YOUR OBJECTIVE: Copy each line exactly. Drop every picture.

PROVIDED ENTRIES:
★ ★ ★ ★ ★ ★ ★

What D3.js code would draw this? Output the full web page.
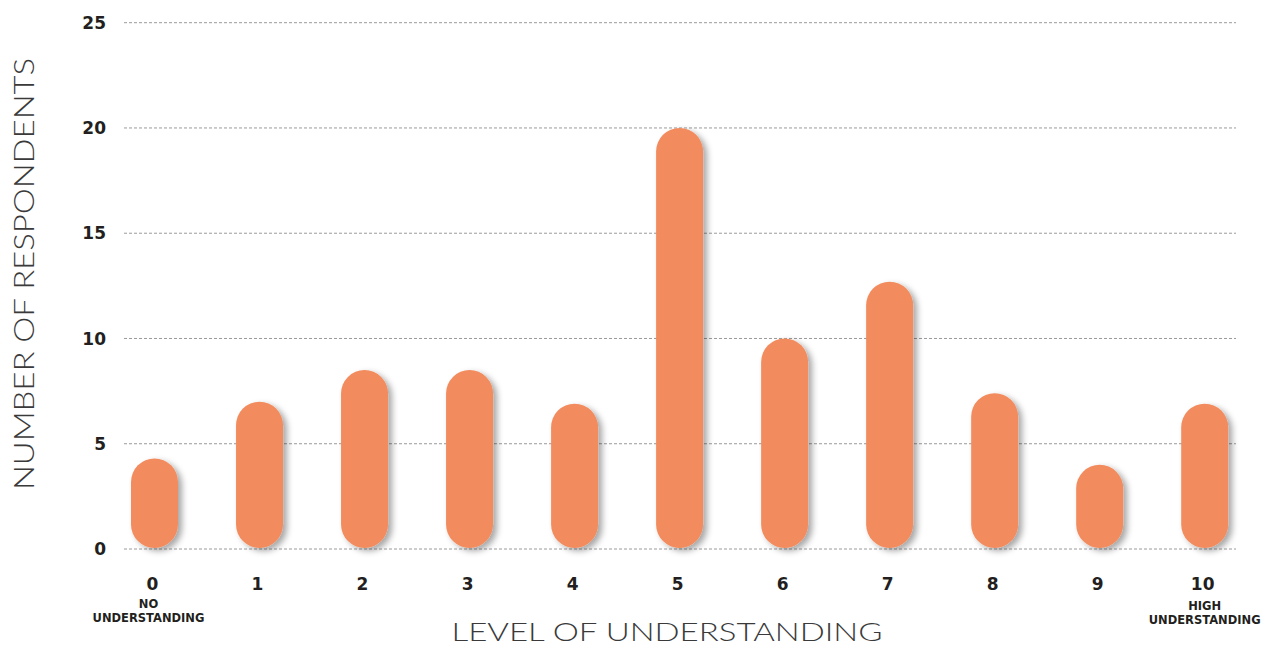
<!DOCTYPE html>
<html>
<head>
<meta charset="utf-8">
<script src="https://cdn.jsdelivr.net/npm/d3@7"></script>
<style>
body { margin: 0; background: #fff; }
svg text { font-family: "DejaVu Sans", sans-serif; fill: #231f20; }
svg text.title { font-family: Lato, "Open Sans", sans-serif; }
</style>
</head>
<body>
<svg width="1268" height="648"></svg>
<script>
'use strict';

var levels = ['0','1','2','3','4','5','6','7','8','9','10'];
var respondents = [4.3, 7, 8.5, 8.5, 6.9, 20, 10, 12.7, 7.4, 4, 6.9];
var yTicks = [0, 5, 10, 15, 20, 25];
var endNotes = [
	{level: '0', lines: ['NO', 'UNDERSTANDING']},
	{level: '10', lines: ['HIGH', 'UNDERSTANDING']}
];

var svg = d3.select('svg');

var scaleX = d3.scalePoint().domain(levels).range([154.5, 1204.7]);
var scaleY = d3.scaleLinear().domain([0, 25]).range([549, 22.7]);
var barW = 47;

var defs = svg.append('defs');
var f = defs.append('filter').attr('id','shadow')
	.attr('x','-30%').attr('y','-10%').attr('width','170%').attr('height','130%');
f.append('feDropShadow')
	.attr('dx', 4).attr('dy', 3)
	.attr('stdDeviation', 3)
	.attr('flood-color', '#000')
	.attr('flood-opacity', 0.35);

// gridlines
svg.append('g')
	.selectAll('line')
	.data(yTicks).enter()
	.append('line')
	.attr('x1', 124)
	.attr('x2', 1236)
	.attr('y1', function(d){ return scaleY(d); })
	.attr('y2', function(d){ return scaleY(d); })
	.attr('stroke', '#9a9a9a')
	.attr('stroke-width', 1)
	.attr('stroke-dasharray', '3,2');

// y tick labels
svg.append('g')
	.selectAll('text')
	.data(yTicks).enter()
	.append('text')
	.attr('x', 106)
	.attr('y', function(d){ return scaleY(d); })
	.attr('dy', '0.36em')
	.attr('text-anchor', 'end')
	.attr('font-size', 17)
	.attr('font-weight', 700)
	.text(function(d){ return d; });

// bars (capsules)
svg.append('g')
	.selectAll('rect')
	.data(respondents).enter()
	.append('rect')
	.attr('x', function(d,i){ return scaleX(levels[i]) - barW/2; })
	.attr('y', function(d){ return scaleY(d); })
	.attr('width', barW)
	.attr('height', function(d){ return scaleY(0) - scaleY(d) - 1; })
	.attr('rx', barW/2)
	.attr('ry', barW/2)
	.attr('fill', '#f28c5e')
	.attr('filter', 'url(#shadow)');

// x tick labels
svg.append('g')
	.selectAll('text')
	.data(levels).enter()
	.append('text')
	.attr('x', function(d){ return scaleX(d) - 2; })
	.attr('y', 590)
	.attr('text-anchor', 'middle')
	.attr('font-size', 17)
	.attr('font-weight', 700)
	.text(function(d){ return d; });

// end notes
endNotes.forEach(function(n){
	var t = svg.append('text')
		.attr('text-anchor', 'middle')
		.attr('font-size', 11.5)
		.attr('font-weight', 700);
	n.lines.forEach(function(l, i){
		t.append('tspan')
			.attr('x', scaleX(n.level) - (n.level === '0' ? 6 : 0))
			.attr('y', 608 + i*14 + (n.level === '10' ? 2 : 0))
			.text(l);
	});
});

// axis titles
svg.append('text')
	.attr('class', 'title')
	.attr('x', 667)
	.attr('y', 641)
	.attr('text-anchor', 'middle')
	.attr('font-size', 26)
	.attr('font-weight', 300)
	.attr('textLength', 431)
	.attr('lengthAdjust', 'spacingAndGlyphs')
	.style('fill', '#3a3a3a')
	.text('LEVEL OF UNDERSTANDING');

svg.append('text')
	.attr('class', 'title')
	.attr('transform', 'translate(34,274) rotate(-90)')
	.attr('text-anchor', 'middle')
	.attr('font-size', 28)
	.attr('font-weight', 300)
	.attr('textLength', 432)
	.attr('lengthAdjust', 'spacingAndGlyphs')
	.style('fill', '#3a3a3a')
	.text('NUMBER OF RESPONDENTS');
</script>
</body>
</html>
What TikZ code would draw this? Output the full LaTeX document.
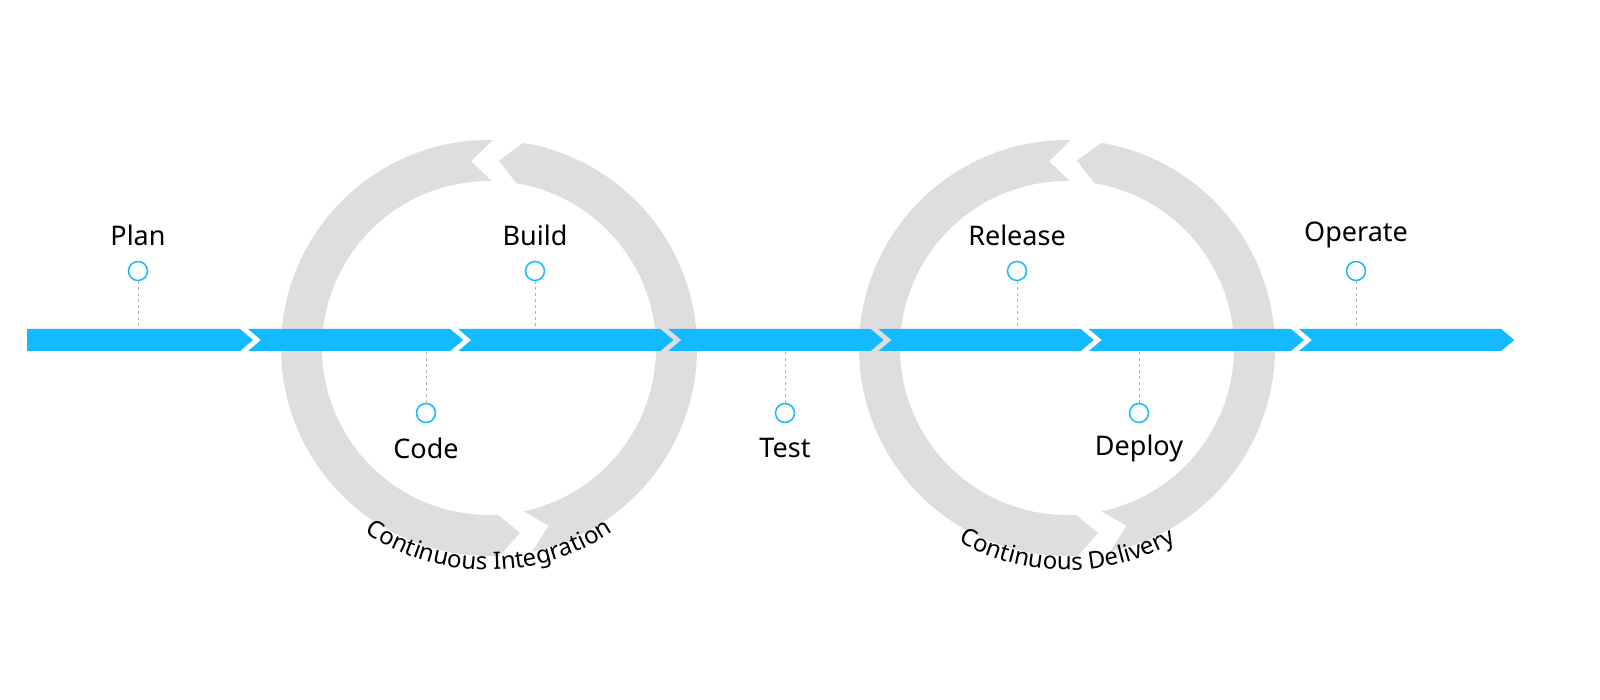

★ ★ ★ ★ ★ ★ ★

FULL SOLUTION:
What D3.js code would draw this? Output the full web page.
<!DOCTYPE html>
<html>
<head>
<meta charset="utf-8">
<script src="https://cdn.jsdelivr.net/npm/d3@7"></script>
<style>
body { margin: 0; background: #fff; }
svg text { font-family: "DejaVu Sans", sans-serif; fill: #231f20; }
svg text.title { font-family: Lato, "Open Sans", sans-serif; }
</style>
</head>
<body>
<svg width="1268" height="648"></svg>
<script>
'use strict';

var levels = ['0','1','2','3','4','5','6','7','8','9','10'];
var respondents = [4.3, 7, 8.5, 8.5, 6.9, 20, 10, 12.7, 7.4, 4, 6.9];
var yTicks = [0, 5, 10, 15, 20, 25];
var endNotes = [
	{level: '0', lines: ['NO', 'UNDERSTANDING']},
	{level: '10', lines: ['HIGH', 'UNDERSTANDING']}
];

var svg = d3.select('svg');

var scaleX = d3.scalePoint().domain(levels).range([154.5, 1204.7]);
var scaleY = d3.scaleLinear().domain([0, 25]).range([549, 22.7]);
var barW = 47;

var defs = svg.append('defs');
var f = defs.append('filter').attr('id','shadow')
	.attr('x','-30%').attr('y','-10%').attr('width','170%').attr('height','130%');
f.append('feDropShadow')
	.attr('dx', 4).attr('dy', 3)
	.attr('stdDeviation', 3)
	.attr('flood-color', '#000')
	.attr('flood-opacity', 0.35);

// gridlines
svg.append('g')
	.selectAll('line')
	.data(yTicks).enter()
	.append('line')
	.attr('x1', 124)
	.attr('x2', 1236)
	.attr('y1', function(d){ return scaleY(d); })
	.attr('y2', function(d){ return scaleY(d); })
	.attr('stroke', '#9a9a9a')
	.attr('stroke-width', 1)
	.attr('stroke-dasharray', '3,2');

// y tick labels
svg.append('g')
	.selectAll('text')
	.data(yTicks).enter()
	.append('text')
	.attr('x', 106)
	.attr('y', function(d){ return scaleY(d); })
	.attr('dy', '0.36em')
	.attr('text-anchor', 'end')
	.attr('font-size', 17)
	.attr('font-weight', 700)
	.text(function(d){ return d; });

// bars (capsules)
svg.append('g')
	.selectAll('rect')
	.data(respondents).enter()
	.append('rect')
	.attr('x', function(d,i){ return scaleX(levels[i]) - barW/2; })
	.attr('y', function(d){ return scaleY(d); })
	.attr('width', barW)
	.attr('height', function(d){ return scaleY(0) - scaleY(d) - 1; })
	.attr('rx', barW/2)
	.attr('ry', barW/2)
	.attr('fill', '#f28c5e')
	.attr('filter', 'url(#shadow)');

// x tick labels
svg.append('g')
	.selectAll('text')
	.data(levels).enter()
	.append('text')
	.attr('x', function(d){ return scaleX(d) - 2; })
	.attr('y', 590)
	.attr('text-anchor', 'middle')
	.attr('font-size', 17)
	.attr('font-weight', 700)
	.text(function(d){ return d; });

// end notes
endNotes.forEach(function(n){
	var t = svg.append('text')
		.attr('text-anchor', 'middle')
		.attr('font-size', 11.5)
		.attr('font-weight', 700);
	n.lines.forEach(function(l, i){
		t.append('tspan')
			.attr('x', scaleX(n.level) - (n.level === '0' ? 6 : 0))
			.attr('y', 608 + i*14 + (n.level === '10' ? 2 : 0))
			.text(l);
	});
});

// axis titles
svg.append('text')
	.attr('class', 'title')
	.attr('x', 667)
	.attr('y', 641)
	.attr('text-anchor', 'middle')
	.attr('font-size', 26)
	.attr('font-weight', 300)
	.attr('textLength', 431)
	.attr('lengthAdjust', 'spacingAndGlyphs')
	.style('fill', '#3a3a3a')
	.text('LEVEL OF UNDERSTANDING');

svg.append('text')
	.attr('class', 'title')
	.attr('transform', 'translate(34,274) rotate(-90)')
	.attr('text-anchor', 'middle')
	.attr('font-size', 28)
	.attr('font-weight', 300)
	.attr('textLength', 432)
	.attr('lengthAdjust', 'spacingAndGlyphs')
	.style('fill', '#3a3a3a')
	.text('NUMBER OF RESPONDENTS');
</script>
</body>
</html>
What TikZ code would draw this? Output the full LaTeX document.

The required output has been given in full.